> **EXERCISE DETAILS**:
Write every record out again exactly, and keep images out of it.

[Data listing]
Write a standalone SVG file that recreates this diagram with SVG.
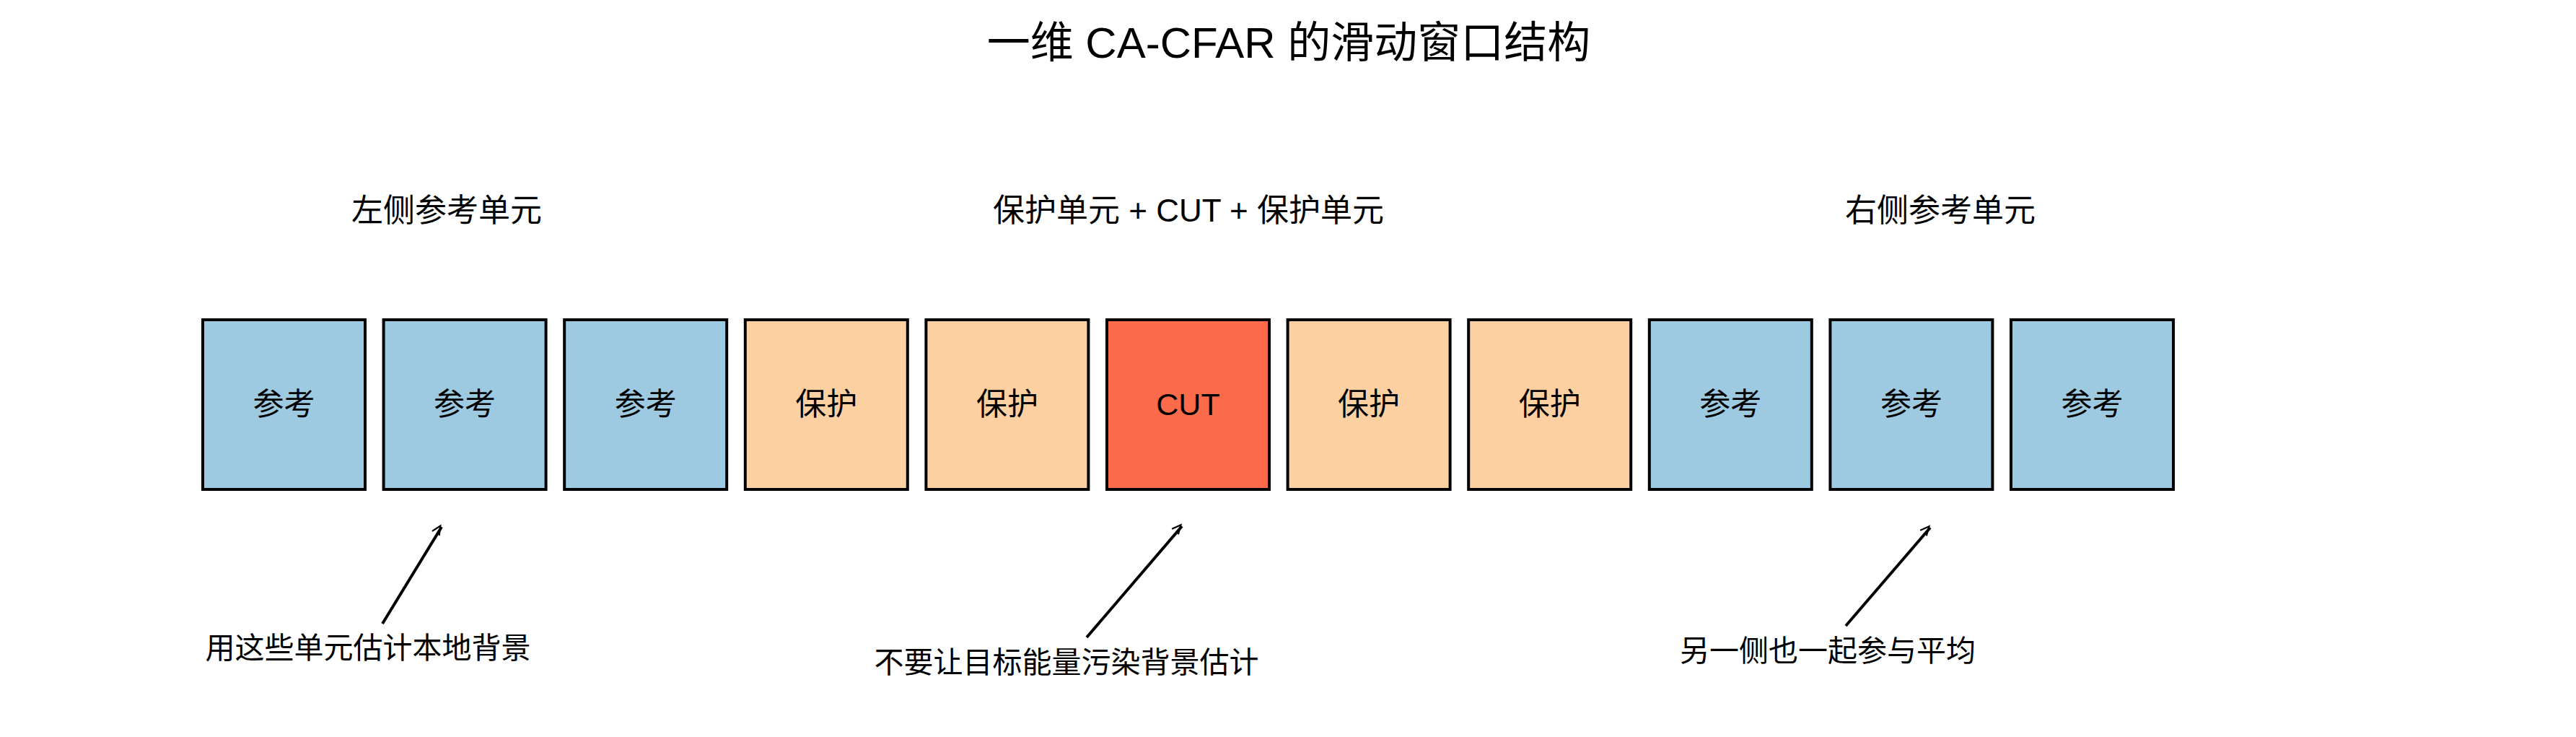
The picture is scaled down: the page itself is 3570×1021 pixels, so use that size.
<svg xmlns="http://www.w3.org/2000/svg" width="3570" height="1021" viewBox="0 0 3570 1021">
<style>
text{font-family:"Liberation Sans","Noto Sans CJK SC",sans-serif;fill:#000}
.box{stroke:#000;stroke-width:4}
.ref{fill:#9ECAE1}.grd{fill:#FDD0A2}.cut{fill:#FB6A4A}
.lbl{font-size:43px;text-anchor:middle;dominant-baseline:central}
.sec{font-size:44px;text-anchor:middle;dominant-baseline:central}
.note{font-size:41px;text-anchor:middle;dominant-baseline:central}
.arr{stroke:#000;stroke-width:4;fill:none;marker-end:url(#ah)}
</style>
<defs><marker id="ah" viewBox="0 0 10 10" refX="9" refY="5" markerWidth="6" markerHeight="6" orient="auto" markerUnits="userSpaceOnUse" style="overflow:visible"><path d="M-8,-3 L9,5 L-8,13" transform="scale(1.2) translate(-1,-4)" fill="none" stroke="#000" stroke-width="3"/></marker></defs>
<rect width="3570" height="1021" fill="#fff"/>
<text x="1786" y="59" font-size="60" text-anchor="middle" dominant-baseline="central">一维 CA-CFAR 的滑动窗口结构</text>
<text class="sec" x="619" y="291">左侧参考单元</text>
<text class="sec" x="1647" y="291">保护单元 + CUT + 保护单元</text>
<text class="sec" x="2689" y="291">右侧参考单元</text>
<g id="c1"><rect class="box ref" x="281" y="443" width="225" height="235"/><text class="lbl" x="393.5" y="560">参考</text></g>
<g id="c2"><rect class="box ref" x="531.6" y="443" width="225" height="235"/><text class="lbl" x="644.1" y="560">参考</text></g>
<g id="c3"><rect class="box ref" x="782.2" y="443" width="225" height="235"/><text class="lbl" x="894.7" y="560">参考</text></g>
<g id="c4"><rect class="box grd" x="1032.8" y="443" width="225" height="235"/><text class="lbl" x="1145.3" y="560">保护</text></g>
<g id="c5"><rect class="box grd" x="1283.4" y="443" width="225" height="235"/><text class="lbl" x="1395.9" y="560">保护</text></g>
<g id="c6"><rect class="box cut" x="1534" y="443" width="225" height="235"/><text class="lbl" x="1646.5" y="560">CUT</text></g>
<g id="c7"><rect class="box grd" x="1784.6" y="443" width="225" height="235"/><text class="lbl" x="1897.1" y="560">保护</text></g>
<g id="c8"><rect class="box grd" x="2035.2" y="443" width="225" height="235"/><text class="lbl" x="2147.7" y="560">保护</text></g>
<g id="c9"><rect class="box ref" x="2285.8" y="443" width="225" height="235"/><text class="lbl" x="2398.3" y="560">参考</text></g>
<g id="c10"><rect class="box ref" x="2536.4" y="443" width="225" height="235"/><text class="lbl" x="2648.9" y="560">参考</text></g>
<g id="c11"><rect class="box ref" x="2787" y="443" width="225" height="235"/><text class="lbl" x="2899.5" y="560">参考</text></g>
<g id="connectors">
<line class="arr" x1="530" y1="864" x2="612" y2="730"/>
<line class="arr" x1="1506" y1="883" x2="1638" y2="729"/>
<line class="arr" x1="2558" y1="867" x2="2675" y2="731"/>
</g>
<text class="note" x="510" y="898">用这些单元估计本地背景</text>
<text class="note" x="1478" y="918">不要让目标能量污染背景估计</text>
<text class="note" x="2533" y="902">另一侧也一起参与平均</text>
</svg>
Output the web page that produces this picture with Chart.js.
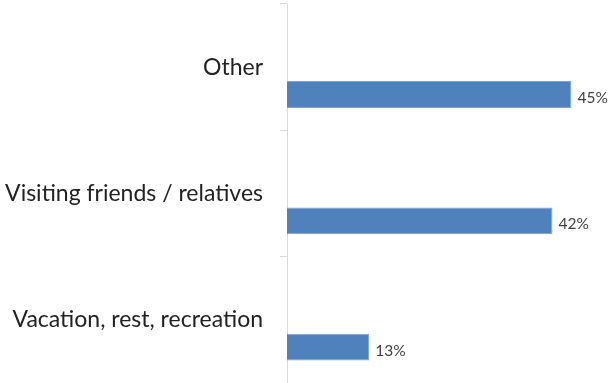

> **WORKED ANSWER**:
Write a standalone SVG file that recreates this diagram with SVG.
The picture is scaled down: the page itself is 3570×1021 pixels, so use that size.
<svg xmlns="http://www.w3.org/2000/svg" width="3570" height="1021" viewBox="0 0 3570 1021">
<style>
text{font-family:"Liberation Sans","Noto Sans CJK SC",sans-serif;fill:#000}
.box{stroke:#000;stroke-width:4}
.ref{fill:#9ECAE1}.grd{fill:#FDD0A2}.cut{fill:#FB6A4A}
.lbl{font-size:43px;text-anchor:middle;dominant-baseline:central}
.sec{font-size:44px;text-anchor:middle;dominant-baseline:central}
.note{font-size:41px;text-anchor:middle;dominant-baseline:central}
.arr{stroke:#000;stroke-width:4;fill:none;marker-end:url(#ah)}
</style>
<defs><marker id="ah" viewBox="0 0 10 10" refX="9" refY="5" markerWidth="6" markerHeight="6" orient="auto" markerUnits="userSpaceOnUse" style="overflow:visible"><path d="M-8,-3 L9,5 L-8,13" transform="scale(1.2) translate(-1,-4)" fill="none" stroke="#000" stroke-width="3"/></marker></defs>
<rect width="3570" height="1021" fill="#fff"/>
<text x="1786" y="59" font-size="60" text-anchor="middle" dominant-baseline="central">一维 CA-CFAR 的滑动窗口结构</text>
<text class="sec" x="619" y="291">左侧参考单元</text>
<text class="sec" x="1647" y="291">保护单元 + CUT + 保护单元</text>
<text class="sec" x="2689" y="291">右侧参考单元</text>
<g id="c1"><rect class="box ref" x="281" y="443" width="225" height="235"/><text class="lbl" x="393.5" y="560">参考</text></g>
<g id="c2"><rect class="box ref" x="531.6" y="443" width="225" height="235"/><text class="lbl" x="644.1" y="560">参考</text></g>
<g id="c3"><rect class="box ref" x="782.2" y="443" width="225" height="235"/><text class="lbl" x="894.7" y="560">参考</text></g>
<g id="c4"><rect class="box grd" x="1032.8" y="443" width="225" height="235"/><text class="lbl" x="1145.3" y="560">保护</text></g>
<g id="c5"><rect class="box grd" x="1283.4" y="443" width="225" height="235"/><text class="lbl" x="1395.9" y="560">保护</text></g>
<g id="c6"><rect class="box cut" x="1534" y="443" width="225" height="235"/><text class="lbl" x="1646.5" y="560">CUT</text></g>
<g id="c7"><rect class="box grd" x="1784.6" y="443" width="225" height="235"/><text class="lbl" x="1897.1" y="560">保护</text></g>
<g id="c8"><rect class="box grd" x="2035.2" y="443" width="225" height="235"/><text class="lbl" x="2147.7" y="560">保护</text></g>
<g id="c9"><rect class="box ref" x="2285.8" y="443" width="225" height="235"/><text class="lbl" x="2398.3" y="560">参考</text></g>
<g id="c10"><rect class="box ref" x="2536.4" y="443" width="225" height="235"/><text class="lbl" x="2648.9" y="560">参考</text></g>
<g id="c11"><rect class="box ref" x="2787" y="443" width="225" height="235"/><text class="lbl" x="2899.5" y="560">参考</text></g>
<g id="connectors">
<line class="arr" x1="530" y1="864" x2="612" y2="730"/>
<line class="arr" x1="1506" y1="883" x2="1638" y2="729"/>
<line class="arr" x1="2558" y1="867" x2="2675" y2="731"/>
</g>
<text class="note" x="510" y="898">用这些单元估计本地背景</text>
<text class="note" x="1478" y="918">不要让目标能量污染背景估计</text>
<text class="note" x="2533" y="902">另一侧也一起参与平均</text>
</svg>
Output the web page that produces this picture with Chart.js.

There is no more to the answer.